▶ [Goal]:
Starting at the line that contains "Generate a web" and stopping at the line that contains "52).text(d => d);", return those lines exactly and nothing else. Both end lines count; pictures do not.

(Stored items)
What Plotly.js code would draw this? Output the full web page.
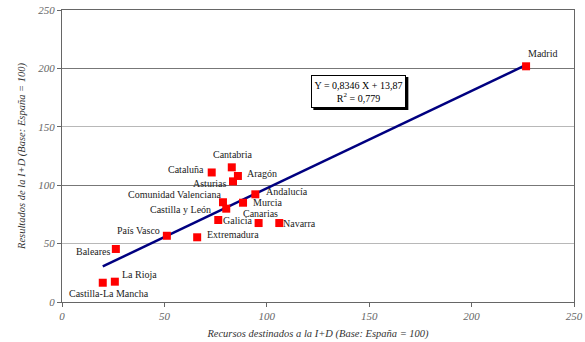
<!DOCTYPE html>
<html>
<head>
<meta charset="utf-8">
<script src="https://cdn.plot.ly/plotly-3.0.1.min.js"></script>
<style>
  html, body { margin: 0; padding: 0; background: #fff; }
  #chart { width: 585px; height: 342px; }
</style>
</head>
<body>
<div id="chart"></div>
<script>
// Comunidades autónomas: recursos vs. resultados de la I+D (base España = 100)
const regions = [
  "Madrid", "Cataluña", "Cantabria", "Aragón", "Asturias", "Andalucía",
  "Comunidad Valenciana", "Murcia", "Castilla y León", "Galicia", "Canarias",
  "Navarra", "País Vasco", "Extremadura", "Baleares", "La Rioja", "Castilla-La Mancha"
];
const recursos = [
  226.6, 73.1, 82.9, 85.9, 83.5, 94.4,
  78.6, 88.4, 80.2, 76.3, 96.0,
  106.1, 51.2, 66.0, 26.3, 25.8, 19.9
];
const resultados = [
  201.8, 110.9, 115.3, 107.9, 103.3, 92.2,
  85.4, 85.0, 79.9, 70.2, 67.6,
  67.6, 56.7, 55.4, 45.4, 17.4, 16.5
];

// Regression fitted to the points above
const slope = 0.8346;
const intercept = 13.87;
const r2 = 0.779;

// Label placement for each region: [xanchor, xshift px, yshift px]
const labelPlacement = {
  "Madrid": ["center", 16, 13],
  "Cataluña": ["right", -6, 3],
  "Cantabria": ["center", 1, 13],
  "Aragón": ["left", 7, 2],
  "Asturias": ["right", -5, -2],
  "Andalucía": ["left", 9, 3],
  "Comunidad Valenciana": ["right", 0, 8],
  "Murcia": ["left", 8, 0],
  "Castilla y León": ["right", -13, -1],
  "Canarias": ["left", -18, 10],
  "Galicia": ["left", 3, 0],
  "Navarra": ["left", 2, 0],
  "País Vasco": ["right", -5, 5],
  "Extremadura": ["left", 8, 3],
  "Baleares": ["right", -3, -3],
  "La Rioja": ["left", 5, 7],
  "Castilla-La Mancha": ["center", 6, -11]
};

const fmt = v => v.toString().replace(".", ",");

const xMin = Math.min(...recursos);
const xMax = Math.max(...recursos);
const lineX = [xMin, xMax];
const lineY = lineX.map(x => slope * x + intercept);

const serif = "Liberation Serif";

const traces = [
  {
    // carrier for the darker gridlines every 100
    x: [0], y: [0], yaxis: "y2", mode: "markers", type: "scatter",
    marker: { opacity: 0 }, hoverinfo: "skip", showlegend: false
  },
  {
    x: lineX, y: lineY, mode: "lines", type: "scatter",
    line: { color: "#000080", width: 2.5 },
    hoverinfo: "skip", showlegend: false
  },
  {
    x: recursos, y: resultados, mode: "markers", type: "scatter",
    marker: { symbol: "square", size: 8, color: "#ff0000" },
    text: regions, showlegend: false
  }
];

const annotations = regions.map((name, i) => {
  const p = labelPlacement[name];
  return {
    x: recursos[i], y: resultados[i], xref: "x", yref: "y",
    text: name, showarrow: false,
    xanchor: p[0], yanchor: "middle", xshift: p[1], yshift: p[2],
    font: { family: serif, size: 10, color: "#222" }
  };
});

// equation box, anchored in data space
const eqX = 144.7, eqY = 180.6;
const eqText = "Y = " + fmt(slope) + " X + " + fmt(intercept) +
  "<br>R<sup>2</sup> = " + fmt(r2);

annotations.push({
  x: eqX, y: eqY, xref: "x", yref: "y", text: eqText, showarrow: false,
  width: 93, height: 31, bgcolor: "#fff", bordercolor: "#000", borderwidth: 1,
  borderpad: 0, align: "center", valign: "middle",
  font: { family: serif, size: 10, color: "#000" }
});

// drop shadow behind the equation box
const shapes = [{
  type: "rect", layer: "above",
  xref: "x", yref: "y", xsizemode: "pixel", ysizemode: "pixel",
  xanchor: eqX, yanchor: eqY,
  x0: -45, x1: 50, y0: -19, y1: 14,
  fillcolor: "#000", line: { width: 0 }
}];

const tickFont = { family: serif, size: 11, color: "#666", style: "italic" };
const titleFont = { family: serif, size: 10.5, color: "#333", style: "italic" };

const layout = {
  width: 585, height: 342,
  margin: { l: 62, r: 11, t: 10, b: 40 },
  paper_bgcolor: "#fff", plot_bgcolor: "#fff",
  showlegend: false,
  font: { family: serif },
  xaxis: {
    range: [0, 250], dtick: 50, tick0: 0,
    showgrid: false, zeroline: false,
    showline: true, linecolor: "#666", linewidth: 1, mirror: true,
    ticks: "outside", ticklen: 4, tickcolor: "#666",
    tickfont: tickFont,
    title: { text: "Recursos destinados a la I+D (Base: España = 100)", font: titleFont, standoff: 8 }
  },
  yaxis: {
    range: [0, 250], dtick: 50, tick0: 0,
    showgrid: true, gridcolor: "#b8b8b8", gridwidth: 1,
    zeroline: false,
    showline: true, linecolor: "#666", linewidth: 1, mirror: true,
    ticks: "outside", ticklen: 4, tickcolor: "#666",
    tickfont: tickFont,
    title: { text: "Resultados de la I+D (Base: España = 100)", font: titleFont, standoff: 10 }
  },
  yaxis2: {
    overlaying: "y", range: [0, 250], dtick: 100, tick0: 0,
    showgrid: true, gridcolor: "#777", gridwidth: 1,
    zeroline: false, showline: false, showticklabels: false, ticks: ""
  },
  shapes: shapes,
  annotations: annotations
};

Plotly.newPlot("chart", traces, layout, { displayModeBar: false, staticPlot: true });
</script>
</body>
</html>
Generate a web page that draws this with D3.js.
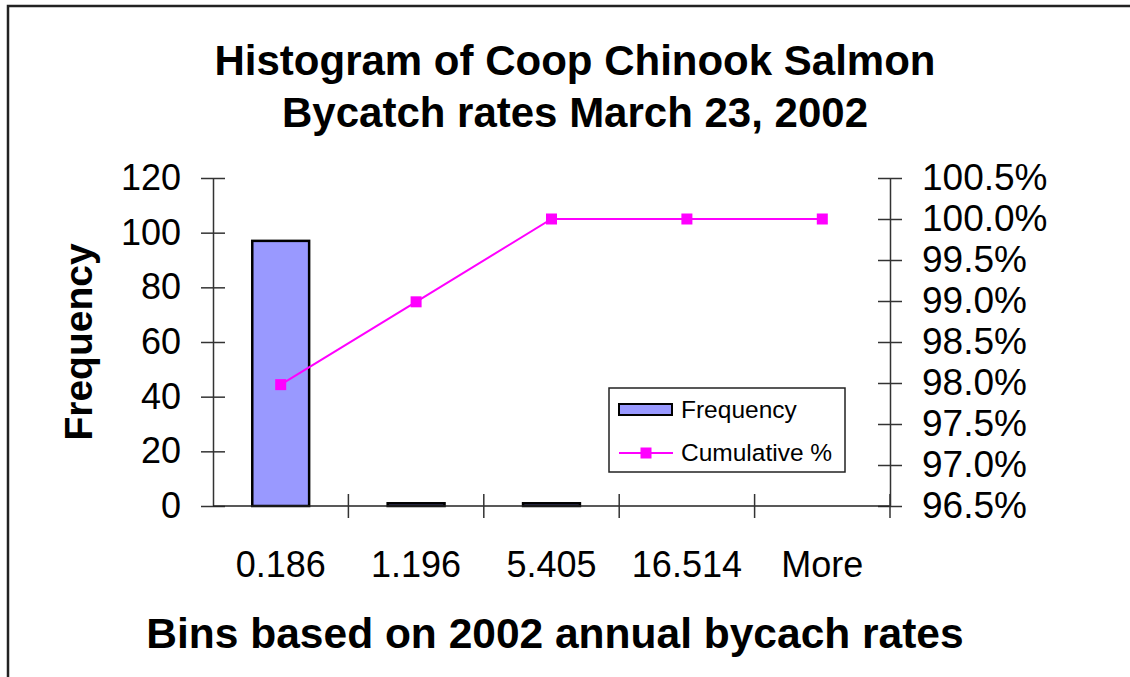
<!DOCTYPE html>
<html>
<head>
<meta charset="utf-8">
<script src="https://cdn.jsdelivr.net/npm/d3@7"></script>
<style>
  html, body { margin: 0; padding: 0; background: #fff; }
  svg { display: block; font-family: "Liberation Sans", Arial, sans-serif; }
</style>
</head>
<body>
<svg id="chart" width="1130" height="677"></svg>
<script>
// Histogram bins and their counts
const bins = ["0.186", "1.196", "5.405", "16.514", "More"];
const frequency = [97, 1, 1, 0, 0];
const cumulative = [0.9798, 0.9899, 1.0, 1.0, 1.0];
const freqTicks = [0, 20, 40, 60, 80, 100, 120];
const pctTicks = [0.965, 0.97, 0.975, 0.98, 0.985, 0.99, 0.995, 1.0, 1.005];

const titleLines = ["Histogram of Coop Chinook Salmon", "Bycatch rates March 23, 2002"];
const xTitle = "Bins based on 2002 annual bycach rates";
const yTitle = "Frequency";
const seriesNames = ["Frequency", "Cumulative %"];

const svg = d3.select("#chart");
const plot = { left: 213, right: 890, top: 178, bottom: 506 };
const tickFont = 36;

const x = d3.scaleBand().domain(bins).range([plot.left, plot.right]).padding(0);
const yL = d3.scaleLinear().domain([0, 120]).range([plot.bottom, plot.top]);
const yR = d3.scaleLinear().domain([0.965, 1.005]).range([plot.bottom, plot.top]);

// outer frame (top and left edges)
svg.append("path")
  .attr("d", "M8,690 L8,6 L1140,6")
  .attr("fill", "none").attr("stroke", "#222").attr("stroke-width", 2.5);

// title
svg.append("text")
  .attr("text-anchor", "middle").attr("font-weight", "bold").attr("font-size", 42)
  .selectAll("tspan").data(titleLines).join("tspan")
  .attr("x", 575).attr("y", (d, i) => 75 + i * 52).text(d => d);

// bars
const barW = x.bandwidth() * 0.42;
svg.append("g").selectAll("rect")
  .data(bins.map((b, i) => ({ b, v: frequency[i] })).filter(d => d.v > 0))
  .join("rect")
  .attr("x", d => x(d.b) + x.bandwidth() / 2 - barW / 2)
  .attr("y", d => yL(d.v))
  .attr("width", barW)
  .attr("height", d => yL(0) - yL(d.v))
  .attr("fill", "#9999ff")
  .attr("stroke", "#000").attr("stroke-width", 2.5);

// left axis with crossing ticks
const axL = svg.append("g").attr("transform", `translate(${plot.left},0)`)
  .call(d3.axisLeft(yL).tickValues(freqTicks).tickSize(12).tickSizeOuter(0));
axL.selectAll(".tick line").attr("x1", 12);
axL.selectAll(".tick text").attr("x", -32).attr("font-size", tickFont).attr("fill", "#000")
  .attr("font-family", "Liberation Sans, Arial, sans-serif");
axL.select(".domain").attr("stroke", "#333").attr("stroke-width", 1.5);
axL.selectAll(".tick line").attr("stroke", "#333").attr("stroke-width", 1.5);

// right axis
const axR = svg.append("g").attr("transform", `translate(${plot.right},0)`)
  .call(d3.axisRight(yR).tickValues(pctTicks).tickSize(12).tickSizeOuter(0)
    .tickFormat(d3.format(".1%")));
axR.selectAll(".tick line").attr("x1", -12);
axR.selectAll(".tick text").attr("x", 32).attr("font-size", tickFont + 1).attr("fill", "#000")
  .attr("font-family", "Liberation Sans, Arial, sans-serif");
axR.select(".domain").attr("stroke", "#333").attr("stroke-width", 1.5);
axR.selectAll(".tick line").attr("stroke", "#333").attr("stroke-width", 1.5);

// bottom axis: line, ticks at bin boundaries, labels at bin centres
const gx = svg.append("g");
gx.append("line")
  .attr("x1", plot.left).attr("x2", plot.right)
  .attr("y1", yL(0)).attr("y2", yL(0))
  .attr("stroke", "#222").attr("stroke-width", 1.5);
const edges = bins.map(b => x(b)).concat([x.range()[1]]);
gx.selectAll("line.edge").data(edges.slice(1)).join("line").attr("class", "edge")
  .attr("x1", d => d).attr("x2", d => d)
  .attr("y1", yL(0) - 12).attr("y2", yL(0) + 12)
  .attr("stroke", "#333").attr("stroke-width", 1.5);
gx.selectAll("text").data(bins).join("text")
  .attr("x", d => x(d) + x.bandwidth() / 2).attr("y", 577)
  .attr("text-anchor", "middle").attr("font-size", tickFont).text(d => d);

// cumulative % line with square markers
const line = d3.line()
  .x((d, i) => x(bins[i]) + x.bandwidth() / 2)
  .y(d => yR(d));
svg.append("path").datum(cumulative)
  .attr("d", line).attr("fill", "none")
  .attr("stroke", "#ff00ff").attr("stroke-width", 2);
const mk = 11;
svg.append("g").selectAll("rect").data(cumulative).join("rect")
  .attr("x", (d, i) => x(bins[i]) + x.bandwidth() / 2 - mk / 2)
  .attr("y", d => yR(d) - mk / 2)
  .attr("width", mk).attr("height", mk)
  .attr("fill", "#ff00ff");

// axis titles
svg.append("text")
  .attr("transform", "translate(92,342) rotate(-90)")
  .attr("text-anchor", "middle").attr("font-weight", "bold").attr("font-size", 39)
  .text(yTitle);
svg.append("text")
  .attr("x", 555).attr("y", 648)
  .attr("text-anchor", "middle").attr("font-weight", "bold").attr("font-size", 42.5)
  .text(xTitle);

// legend
const lg = svg.append("g");
lg.append("rect").attr("x", 609).attr("y", 388).attr("width", 236).attr("height", 84)
  .attr("fill", "#fff").attr("stroke", "#222").attr("stroke-width", 1.5);
lg.append("rect").attr("x", 619).attr("y", 404).attr("width", 53).attr("height", 11)
  .attr("fill", "#9999ff").attr("stroke", "#000").attr("stroke-width", 2);
lg.append("line").attr("x1", 619).attr("x2", 673).attr("y1", 453).attr("y2", 453)
  .attr("stroke", "#ff00ff").attr("stroke-width", 2);
lg.append("rect").attr("x", 646 - mk / 2).attr("y", 453 - mk / 2)
  .attr("width", mk).attr("height", mk).attr("fill", "#ff00ff");
lg.selectAll("text").data(seriesNames).join("text")
  .attr("x", 681).attr("y", (d, i) => 418 + i * 43)
  .attr("font-size", 24.5).text(d => d);
</script>
</body>
</html>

▶ [Exercise solution]:
Generate a web page that draws this with D3.js.
<!DOCTYPE html>
<html>
<head>
<meta charset="utf-8">
<script src="https://cdn.jsdelivr.net/npm/d3@7"></script>
<style>
  html, body { margin: 0; padding: 0; background: #fff; }
  svg { display: block; font-family: "Liberation Sans", Arial, sans-serif; }
</style>
</head>
<body>
<svg id="chart" width="1130" height="677"></svg>
<script>
// Histogram bins and their counts
const bins = ["0.186", "1.196", "5.405", "16.514", "More"];
const frequency = [97, 1, 1, 0, 0];
const cumulative = [0.9798, 0.9899, 1.0, 1.0, 1.0];
const freqTicks = [0, 20, 40, 60, 80, 100, 120];
const pctTicks = [0.965, 0.97, 0.975, 0.98, 0.985, 0.99, 0.995, 1.0, 1.005];

const titleLines = ["Histogram of Coop Chinook Salmon", "Bycatch rates March 23, 2002"];
const xTitle = "Bins based on 2002 annual bycach rates";
const yTitle = "Frequency";
const seriesNames = ["Frequency", "Cumulative %"];

const svg = d3.select("#chart");
const plot = { left: 213, right: 890, top: 178, bottom: 506 };
const tickFont = 36;

const x = d3.scaleBand().domain(bins).range([plot.left, plot.right]).padding(0);
const yL = d3.scaleLinear().domain([0, 120]).range([plot.bottom, plot.top]);
const yR = d3.scaleLinear().domain([0.965, 1.005]).range([plot.bottom, plot.top]);

// outer frame (top and left edges)
svg.append("path")
  .attr("d", "M8,690 L8,6 L1140,6")
  .attr("fill", "none").attr("stroke", "#222").attr("stroke-width", 2.5);

// title
svg.append("text")
  .attr("text-anchor", "middle").attr("font-weight", "bold").attr("font-size", 42)
  .selectAll("tspan").data(titleLines).join("tspan")
  .attr("x", 575).attr("y", (d, i) => 75 + i * 52).text(d => d);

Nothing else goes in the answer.